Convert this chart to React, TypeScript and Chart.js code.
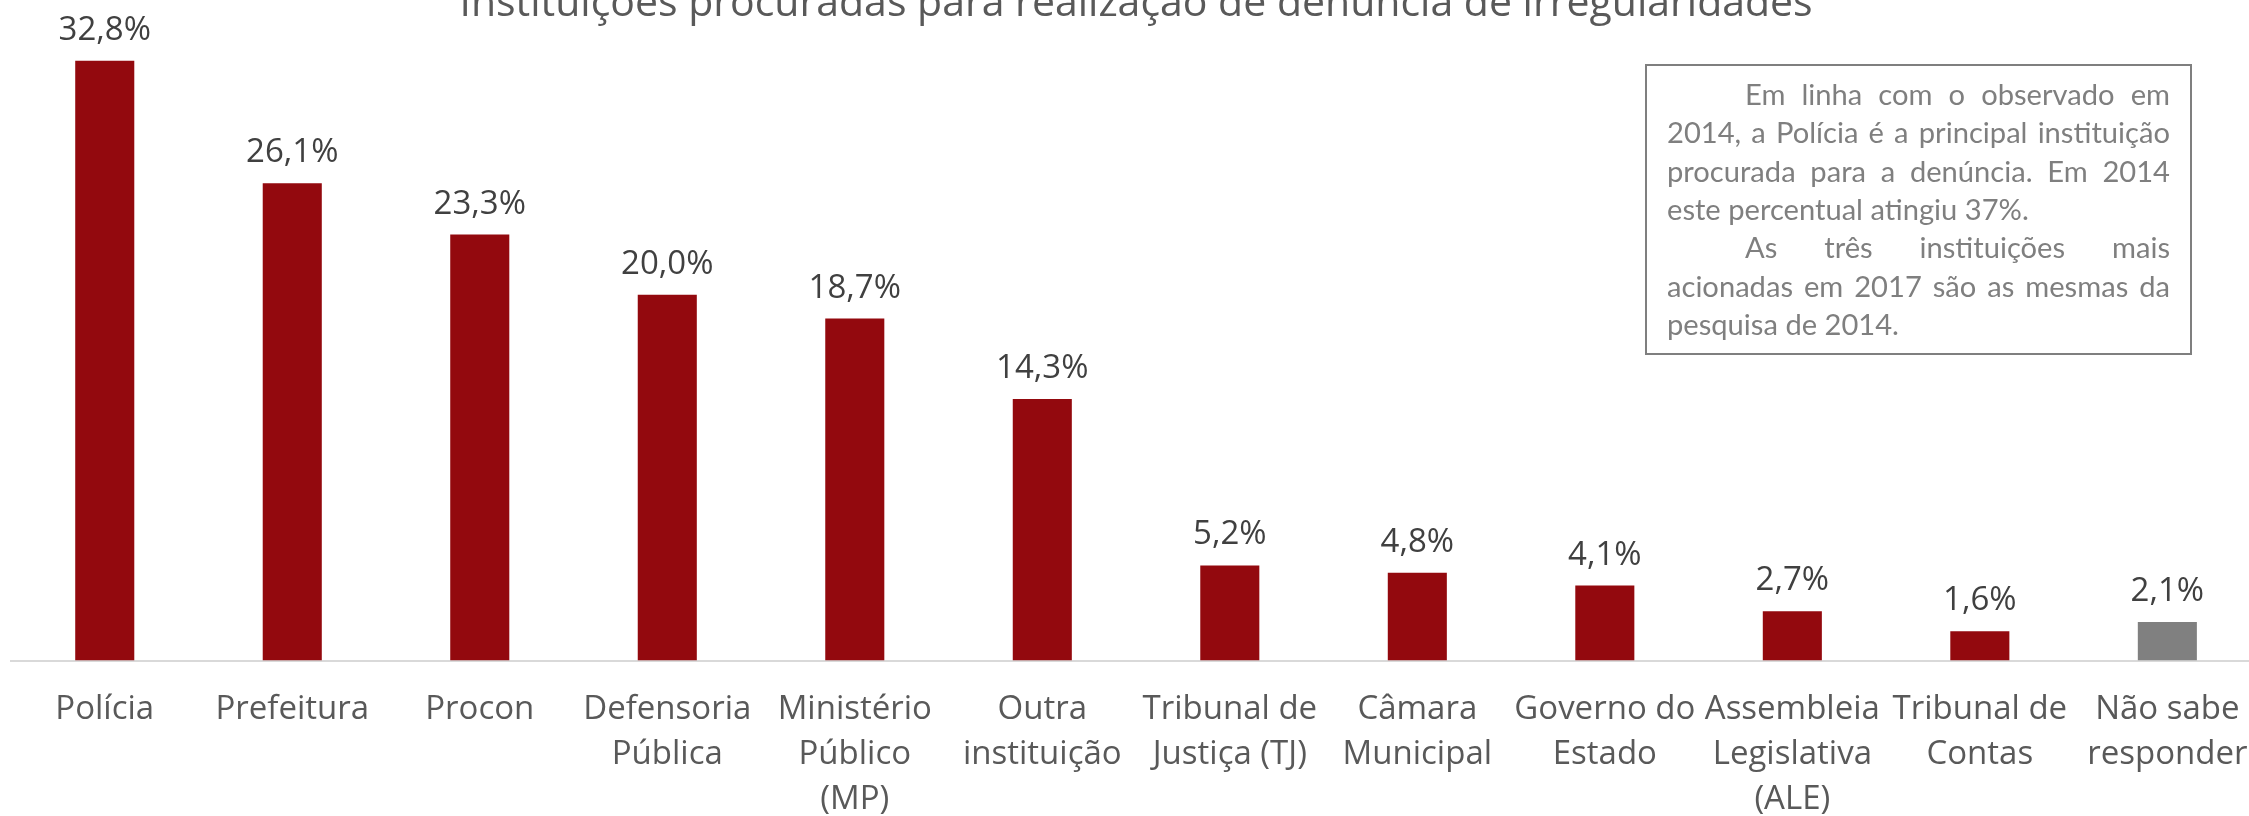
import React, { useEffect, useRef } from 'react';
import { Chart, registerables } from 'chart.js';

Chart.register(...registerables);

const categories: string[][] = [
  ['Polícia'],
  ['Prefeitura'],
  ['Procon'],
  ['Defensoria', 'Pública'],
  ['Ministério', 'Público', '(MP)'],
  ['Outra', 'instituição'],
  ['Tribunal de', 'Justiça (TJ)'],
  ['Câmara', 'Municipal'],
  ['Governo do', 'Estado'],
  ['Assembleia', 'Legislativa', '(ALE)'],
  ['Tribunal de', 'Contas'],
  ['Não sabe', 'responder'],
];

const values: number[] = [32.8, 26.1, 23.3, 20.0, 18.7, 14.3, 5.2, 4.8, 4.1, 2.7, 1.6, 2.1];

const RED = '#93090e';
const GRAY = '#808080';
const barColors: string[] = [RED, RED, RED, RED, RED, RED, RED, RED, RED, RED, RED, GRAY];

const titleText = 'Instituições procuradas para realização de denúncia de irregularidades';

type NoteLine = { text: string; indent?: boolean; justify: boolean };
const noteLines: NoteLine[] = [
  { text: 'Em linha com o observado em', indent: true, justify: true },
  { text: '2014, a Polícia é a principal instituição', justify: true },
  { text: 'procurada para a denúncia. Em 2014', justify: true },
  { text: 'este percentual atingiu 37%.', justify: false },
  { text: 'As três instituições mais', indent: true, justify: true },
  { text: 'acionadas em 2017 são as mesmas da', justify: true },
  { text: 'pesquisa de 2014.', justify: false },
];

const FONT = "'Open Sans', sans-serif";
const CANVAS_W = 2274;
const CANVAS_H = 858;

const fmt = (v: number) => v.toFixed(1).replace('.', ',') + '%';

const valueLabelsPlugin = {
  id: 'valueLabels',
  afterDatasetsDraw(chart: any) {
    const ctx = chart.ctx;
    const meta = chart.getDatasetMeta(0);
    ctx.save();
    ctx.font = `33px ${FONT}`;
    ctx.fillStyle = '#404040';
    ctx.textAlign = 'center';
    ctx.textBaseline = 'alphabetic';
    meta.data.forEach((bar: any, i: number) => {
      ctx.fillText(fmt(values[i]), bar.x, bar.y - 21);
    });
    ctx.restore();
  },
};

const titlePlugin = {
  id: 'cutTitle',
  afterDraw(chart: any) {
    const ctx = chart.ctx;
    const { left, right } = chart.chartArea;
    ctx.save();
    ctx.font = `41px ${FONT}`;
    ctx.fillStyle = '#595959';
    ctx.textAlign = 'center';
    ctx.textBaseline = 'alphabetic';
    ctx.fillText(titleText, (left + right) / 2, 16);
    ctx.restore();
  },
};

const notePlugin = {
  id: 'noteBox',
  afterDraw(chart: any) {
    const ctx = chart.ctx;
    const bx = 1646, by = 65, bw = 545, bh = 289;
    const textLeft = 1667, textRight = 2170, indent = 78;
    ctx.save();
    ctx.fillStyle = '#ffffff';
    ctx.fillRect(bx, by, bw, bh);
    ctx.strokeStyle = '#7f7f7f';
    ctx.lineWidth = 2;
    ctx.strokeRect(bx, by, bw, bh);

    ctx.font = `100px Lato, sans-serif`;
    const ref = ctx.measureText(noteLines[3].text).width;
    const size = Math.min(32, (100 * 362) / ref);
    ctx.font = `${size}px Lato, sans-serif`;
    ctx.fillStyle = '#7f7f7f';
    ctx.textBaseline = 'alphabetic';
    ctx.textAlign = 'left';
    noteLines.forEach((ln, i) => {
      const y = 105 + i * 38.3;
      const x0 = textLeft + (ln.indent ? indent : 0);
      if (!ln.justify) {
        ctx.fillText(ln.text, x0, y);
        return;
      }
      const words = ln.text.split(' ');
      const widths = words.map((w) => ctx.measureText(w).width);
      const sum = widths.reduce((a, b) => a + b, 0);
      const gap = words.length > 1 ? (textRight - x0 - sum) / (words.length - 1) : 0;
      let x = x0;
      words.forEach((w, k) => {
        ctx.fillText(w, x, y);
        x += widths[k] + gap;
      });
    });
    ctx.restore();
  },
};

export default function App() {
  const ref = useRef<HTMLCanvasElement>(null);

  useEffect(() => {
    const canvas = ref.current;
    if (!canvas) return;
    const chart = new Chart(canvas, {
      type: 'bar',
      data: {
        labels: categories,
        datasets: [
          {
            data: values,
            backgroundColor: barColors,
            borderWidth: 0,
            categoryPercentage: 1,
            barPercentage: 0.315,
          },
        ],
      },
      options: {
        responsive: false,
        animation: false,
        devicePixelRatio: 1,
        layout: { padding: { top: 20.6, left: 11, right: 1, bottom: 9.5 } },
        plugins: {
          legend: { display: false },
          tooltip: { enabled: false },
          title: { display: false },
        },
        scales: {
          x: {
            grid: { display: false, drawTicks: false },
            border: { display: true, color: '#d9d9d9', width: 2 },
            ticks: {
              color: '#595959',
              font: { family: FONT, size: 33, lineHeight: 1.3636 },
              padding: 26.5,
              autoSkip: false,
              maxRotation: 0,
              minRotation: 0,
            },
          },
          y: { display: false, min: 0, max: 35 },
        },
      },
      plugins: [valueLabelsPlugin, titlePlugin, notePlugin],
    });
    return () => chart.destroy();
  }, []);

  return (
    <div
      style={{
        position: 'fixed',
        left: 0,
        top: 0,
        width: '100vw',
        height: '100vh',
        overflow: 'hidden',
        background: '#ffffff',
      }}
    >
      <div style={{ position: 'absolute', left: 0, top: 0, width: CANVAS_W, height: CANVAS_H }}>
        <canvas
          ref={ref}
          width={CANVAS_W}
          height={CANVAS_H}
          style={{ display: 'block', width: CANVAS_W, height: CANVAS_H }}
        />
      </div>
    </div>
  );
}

-----

* _Exercise aim_:
Pick out, from the lines above, every one that contains the string "React".

* _Full response_:
Convert this chart to React, TypeScript and Chart.js code.
import React, { useEffect, useRef } from 'react';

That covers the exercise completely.